From an RO's POV most people haven't spent enough time getting to know their firearm, consequently on an Action shooting range they don't have a brain cell to spare to find their way around the gun. That said, with some experience and a little coaching most competitors become competent after 8 or 10 matches (I have to say it :D :D :D ) as Andrew is beginning to prove.

For the record, Andrew's gun handling is pretty good and he only gave me cause for (minor) concern at the first steel shoot.
:D :D :D :D :D :D


Plbbbbt!

At the steel shoot on Saturday, I was the RO for a guy who did the "hammer down" step before the "unload and show clear" step (and before receiving any damn instructions).

The gun was pointed in a safe direction, so he only made a new divot in the ground, but no one was very pleased it happened.

As I say in class, "Adrenaline makes you slow, stupid, clumsy and forgetful."


I'll bet you felt "slow, stupid, clumsy and forgetful" right after that gun went bang......I know when I've been the RO and the same thing happened, I felt that way. I think my above comment about no brain cells left to spare was the situation that caused the incident, let's hope that was all the training needed to improve the person's gun handling.

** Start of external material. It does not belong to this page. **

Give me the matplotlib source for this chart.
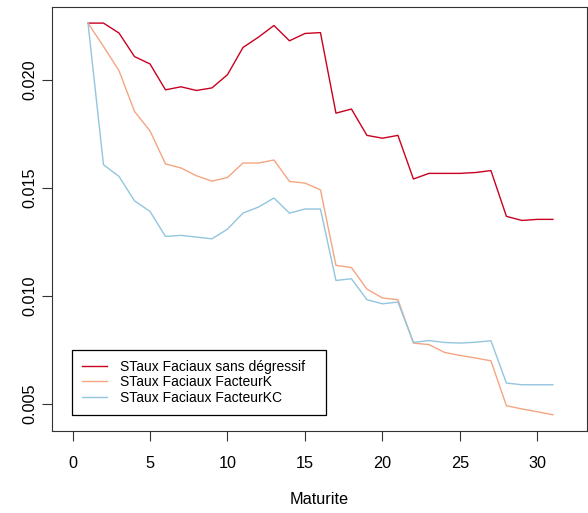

Saturday's ND was the perfect example of what can happen if a person is not paying attention to how they handle the gun. A perfect storm situation can develop until there is a hole where there shouldn't be one. Thankfully on Saturday it was in the dirt on the range, not a person, at least that rule (never point a gun at something you are not willing to destroy) was observed even if several others were broken.